A longer-term risk stems from the fear that production capacity will be insufficient to satisfy the material requirements for key technologies. The importance of rare earth materials was felt when there was an explosion of their prices following a temporary cut-off of Chinese exports to Japan during a territorial dispute. This embargo occurred during a period when China restricted rare earth exports through export duties and quotas. Chinese restrictions sought to restructure the industry, giving domestic manufacturers a cost advantage over foreign customers. This saw a shift in the manufacturing of products containing rare earths to China. 

Almost two decades ago, rare earth production in China accounted for more than 90 per cent of world output at both the mining and processing stages of production. Chinese production also accounted for most of the global output for many other critical minerals. China has used export controls on certain minerals, while the US has responded with tariff restrictions. The US–China struggle over these resources is about who controls the technologies.  With a view to counterbalance China, the European Union (EU) and the US signed an agreement recently to coordinate on the supply of critical minerals needed for key industries, including defence. China's dominance becomes a growing concern for both the US and the EU.

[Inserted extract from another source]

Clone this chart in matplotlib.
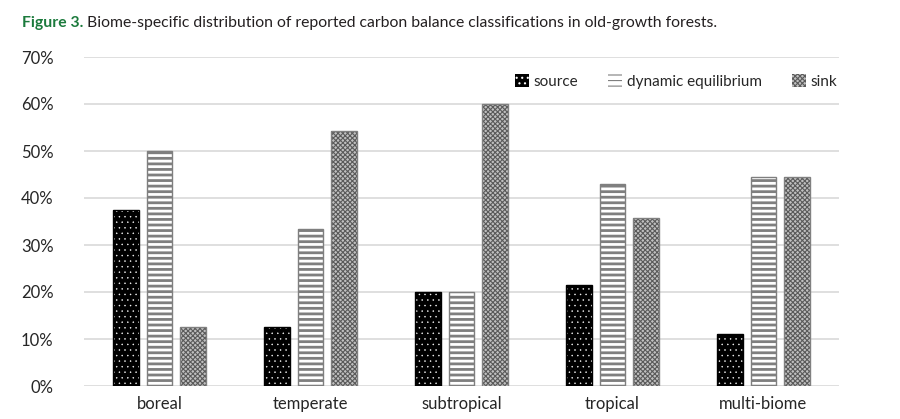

 The EU-US agreement marks a rare embrace by President Trump's administration of the role of the EU. Flexing its muscle at times of tension, Beijing has restricted exports of critical minerals needed for products including semiconductors, electric vehicle batteries, and weapon systems. Since 2022, the United States and the EU have shifted rapidly towards a more interventionist industrial policy aimed at building ‘trusted’ critical mineral supply chains free from Chinese inputs. The logic of this strategy is understandable. China has demonstrated its capacity to exploit key supply chain points. Policymakers in both the United States and the EU have promoted strategies such as ‘strategic autonomy,' ‘friend-shoring,' and ‘secure supply' for critical minerals and the industrial capabilities that convert them into batteries, magnets, and advanced weapons components. Yet this turn towards state capitalism, with governments acting as direct economic actors, applies the logic of military supply chains to a climate challenge that can only be met by the mobilisation of market forces across the global economy. 

Vulnerability

Minerals are classified as critical not only because of their functional importance, but also because of their supply chain vulnerability. A mineral may be economically vital yet not deemed to be critical if its supply is diversified across markets and resilient. This differs from strategic minerals, which are defined by their specific utility in defence, aerospace, or critical infrastructure and by the absence of viable substitutes. The same minerals, used in both security-related applications and in green technologies, are classified differently across jurisdictions to reflect national security priorities. 

The United States classifies copper and nickel as both critical and strategic, while the EU and Australia treat them as strategic but not critical.  Critical minerals supply chains in today’s world are thus fragmenting into geopolitical blocs and resource nationalism is rising. According to new projections, Africa and the Arctic are becoming new strategic battlegrounds during the coming days where China, Russia and the US are going to be mainly involved.